>> BEGIN Provided material

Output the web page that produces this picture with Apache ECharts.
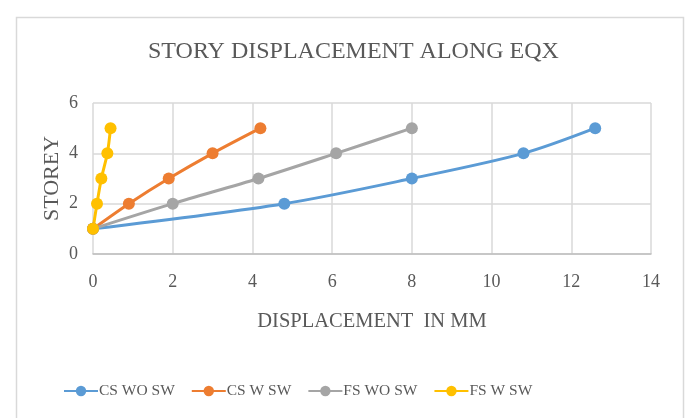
<!DOCTYPE html>
<html>
<head>
<meta charset="utf-8">
<script src="https://cdn.jsdelivr.net/npm/echarts@6/dist/echarts.min.js"></script>
<style>
	html, body { margin: 0; padding: 0; background: #fff; }
	#chart { width: 688px; height: 418px; }
</style>
</head>
<body>
<div id="chart"></div>
<script>
// storey levels, displacement (mm)
var storeys = [1, 2, 3, 4, 5];
var csWoSw = [0, 4.8, 8.0, 10.8, 12.6];
var csWSw = [0, 0.9, 1.9, 3.0, 4.2];
var fsWoSw = [0, 2.0, 4.15, 6.1, 8.0];
var fsWSw = [0, 0.1, 0.21, 0.36, 0.44];
var seriesNames = ['CS WO SW', 'CS W SW', 'FS WO SW', 'FS W SW'];
var seriesColors = ['#5b9bd5', '#ed7d31', '#a5a5a5', '#ffc000'];

var font = 'Liberation Serif';
var textColor = '#595959';

function pairs(xs) {
	var out = [];
	for (var i = 0; i < xs.length; i++) {
		out.push([xs[i], storeys[i]]);
	}
	return out;
}

var dom = document.getElementById('chart');
var myChart = echarts.init(dom, null, {renderer: 'canvas'});

var values = [csWoSw, csWSw, fsWoSw, fsWSw];
var series = [];
for (var i = 0; i < values.length; i++) {
	series.push({
		name: seriesNames[i],
		type: 'line',
		data: pairs(values[i]),
		smooth: 0.3,
		symbol: 'circle',
		symbolSize: 12,
		lineStyle: {width: 3, color: seriesColors[i]},
		itemStyle: {color: seriesColors[i]}
	});
}

var option = {
	animation: false,
	color: seriesColors,
	graphic: [{
		type: 'rect',
		left: 14,
		top: 15,
		shape: {width: 667, height: 420},
		style: {fill: 'none', stroke: '#d9d9d9', lineWidth: 1.5},
		silent: true
	}],
	title: {
		text: 'STORY DISPLACEMENT ALONG EQX',
		left: 143,
		top: 35,
		textStyle: {fontFamily: font, fontWeight: 'normal', fontSize: 24, color: textColor}
	},
	legend: {
		data: seriesNames,
		bottom: 14,
		left: 58,
		itemWidth: 34,
		itemHeight: 13,
		itemGap: 16,
		textStyle: {fontFamily: font, fontSize: 15.5, color: textColor, padding: [0, 0, 0, -4]}
	},
	grid: {
		left: 93,
		right: 37,
		top: 103,
		bottom: 164
	},
	xAxis: {
		type: 'value',
		min: 0,
		max: 14,
		interval: 2,
		name: 'DISPLACEMENT  IN MM',
		nameLocation: 'middle',
		nameGap: 57,
		nameMoveOverlap: false,
		nameTextStyle: {fontFamily: font, fontSize: 20.5, color: textColor},
		axisLine: {show: true, lineStyle: {color: '#bfbfbf', width: 1.5}},
		axisTick: {show: false},
		axisLabel: {fontFamily: font, fontSize: 18, color: textColor, margin: 19},
		splitLine: {show: true, lineStyle: {color: '#d9d9d9', width: 1.5}}
	},
	yAxis: {
		type: 'value',
		min: 0,
		max: 6,
		interval: 2,
		name: 'STOREY',
		nameLocation: 'middle',
		nameGap: 30,
		nameMoveOverlap: false,
		nameRotate: 90,
		nameTextStyle: {fontFamily: font, fontSize: 22, color: textColor},
		axisLine: {show: false},
		axisTick: {show: false},
		axisLabel: {fontFamily: font, fontSize: 18, color: textColor, margin: 15},
		splitLine: {show: true, lineStyle: {color: '#d9d9d9', width: 1.5}}
	},
	series: series
};

myChart.setOption(option);
</script>
</body>
</html>
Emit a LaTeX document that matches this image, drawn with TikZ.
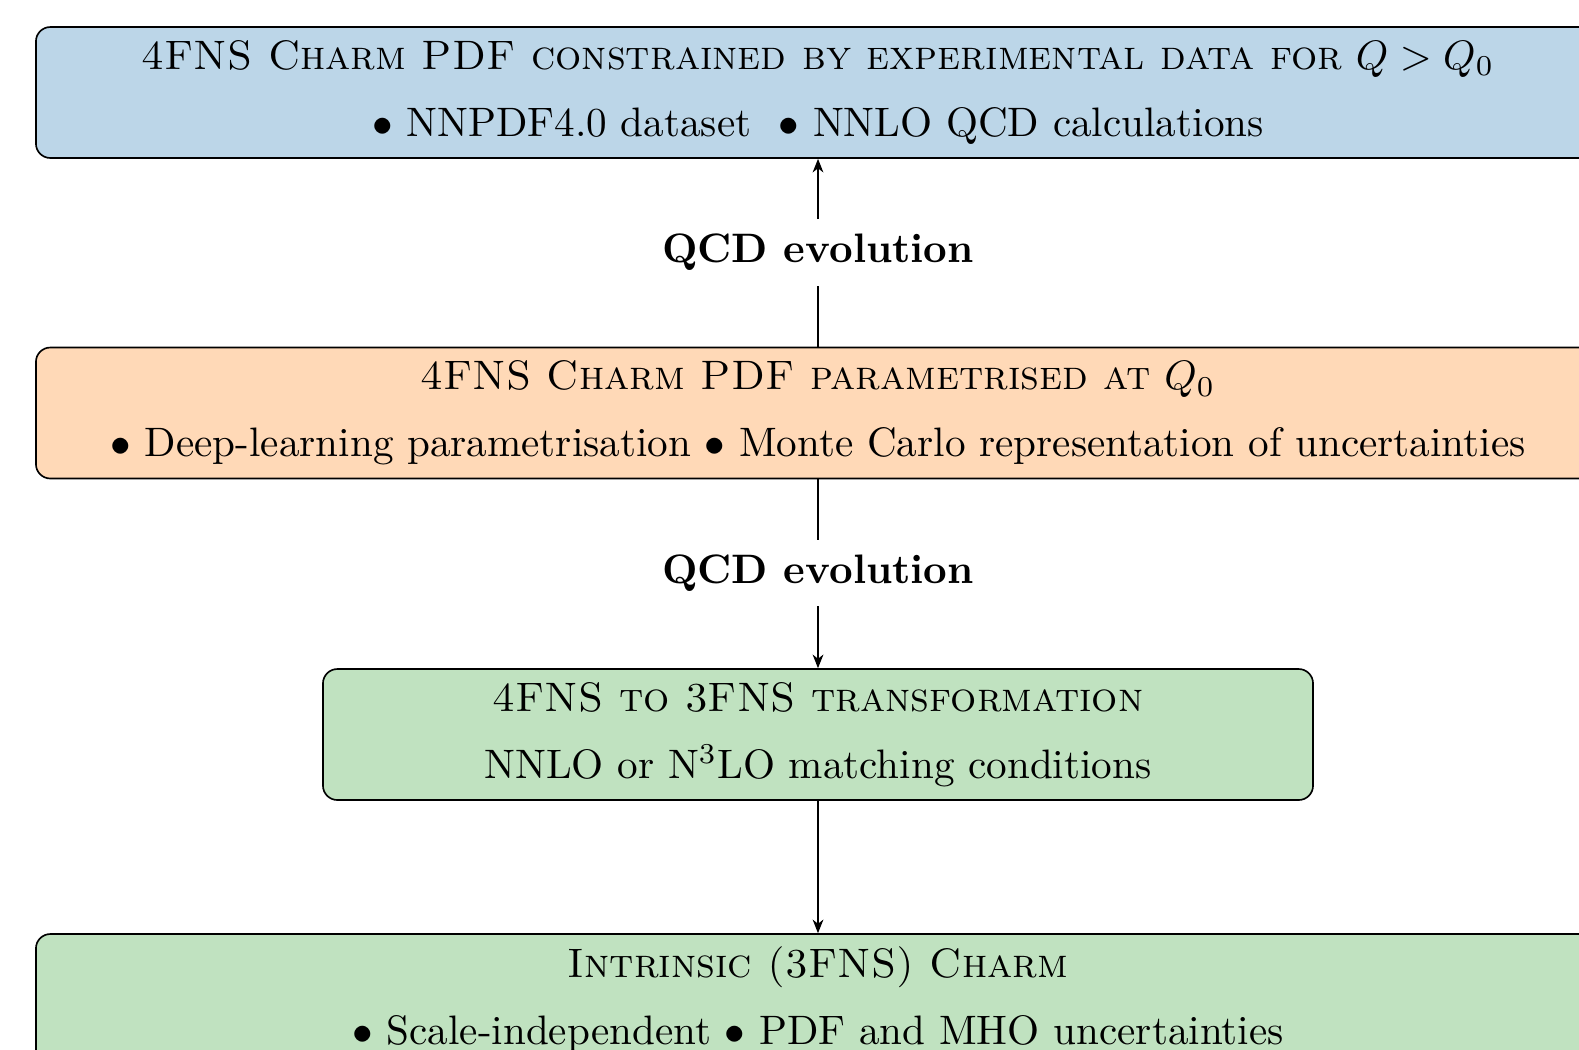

>> END Provided material

Given instruction -
Repeat the material above word for word and skip every image in it.

Reply to the task -
Output the web page that produces this picture with Apache ECharts.
<!DOCTYPE html>
<html>
<head>
<meta charset="utf-8">
<script src="https://cdn.jsdelivr.net/npm/echarts@6/dist/echarts.min.js"></script>
<style>
	html, body { margin: 0; padding: 0; background: #fff; }
	#chart { width: 688px; height: 418px; }
</style>
</head>
<body>
<div id="chart"></div>
<script>
// storey levels, displacement (mm)
var storeys = [1, 2, 3, 4, 5];
var csWoSw = [0, 4.8, 8.0, 10.8, 12.6];
var csWSw = [0, 0.9, 1.9, 3.0, 4.2];
var fsWoSw = [0, 2.0, 4.15, 6.1, 8.0];
var fsWSw = [0, 0.1, 0.21, 0.36, 0.44];
var seriesNames = ['CS WO SW', 'CS W SW', 'FS WO SW', 'FS W SW'];
var seriesColors = ['#5b9bd5', '#ed7d31', '#a5a5a5', '#ffc000'];

var font = 'Liberation Serif';
var textColor = '#595959';

function pairs(xs) {
	var out = [];
	for (var i = 0; i < xs.length; i++) {
		out.push([xs[i], storeys[i]]);
	}
	return out;
}

var dom = document.getElementById('chart');
var myChart = echarts.init(dom, null, {renderer: 'canvas'});

var values = [csWoSw, csWSw, fsWoSw, fsWSw];
var series = [];
for (var i = 0; i < values.length; i++) {
	series.push({
		name: seriesNames[i],
		type: 'line',
		data: pairs(values[i]),
		smooth: 0.3,
		symbol: 'circle',
		symbolSize: 12,
		lineStyle: {width: 3, color: seriesColors[i]},
		itemStyle: {color: seriesColors[i]}
	});
}

var option = {
	animation: false,
	color: seriesColors,
	graphic: [{
		type: 'rect',
		left: 14,
		top: 15,
		shape: {width: 667, height: 420},
		style: {fill: 'none', stroke: '#d9d9d9', lineWidth: 1.5},
		silent: true
	}],
	title: {
		text: 'STORY DISPLACEMENT ALONG EQX',
		left: 143,
		top: 35,
		textStyle: {fontFamily: font, fontWeight: 'normal', fontSize: 24, color: textColor}
	},
	legend: {
		data: seriesNames,
		bottom: 14,
		left: 58,
		itemWidth: 34,
		itemHeight: 13,
		itemGap: 16,
		textStyle: {fontFamily: font, fontSize: 15.5, color: textColor, padding: [0, 0, 0, -4]}
	},
	grid: {
		left: 93,
		right: 37,
		top: 103,
		bottom: 164
	},
	xAxis: {
		type: 'value',
		min: 0,
		max: 14,
		interval: 2,
		name: 'DISPLACEMENT  IN MM',
		nameLocation: 'middle',
		nameGap: 57,
		nameMoveOverlap: false,
		nameTextStyle: {fontFamily: font, fontSize: 20.5, color: textColor},
		axisLine: {show: true, lineStyle: {color: '#bfbfbf', width: 1.5}},
		axisTick: {show: false},
		axisLabel: {fontFamily: font, fontSize: 18, color: textColor, margin: 19},
		splitLine: {show: true, lineStyle: {color: '#d9d9d9', width: 1.5}}
	},
	yAxis: {
		type: 'value',
		min: 0,
		max: 6,
		interval: 2,
		name: 'STOREY',
		nameLocation: 'middle',
		nameGap: 30,
		nameMoveOverlap: false,
		nameRotate: 90,
		nameTextStyle: {fontFamily: font, fontSize: 22, color: textColor},
		axisLine: {show: false},
		axisTick: {show: false},
		axisLabel: {fontFamily: font, fontSize: 18, color: textColor, margin: 15},
		splitLine: {show: true, lineStyle: {color: '#d9d9d9', width: 1.5}}
	},
	series: series
};

myChart.setOption(option);
</script>
</body>
</html>
Emit a LaTeX document that matches this image, drawn with TikZ.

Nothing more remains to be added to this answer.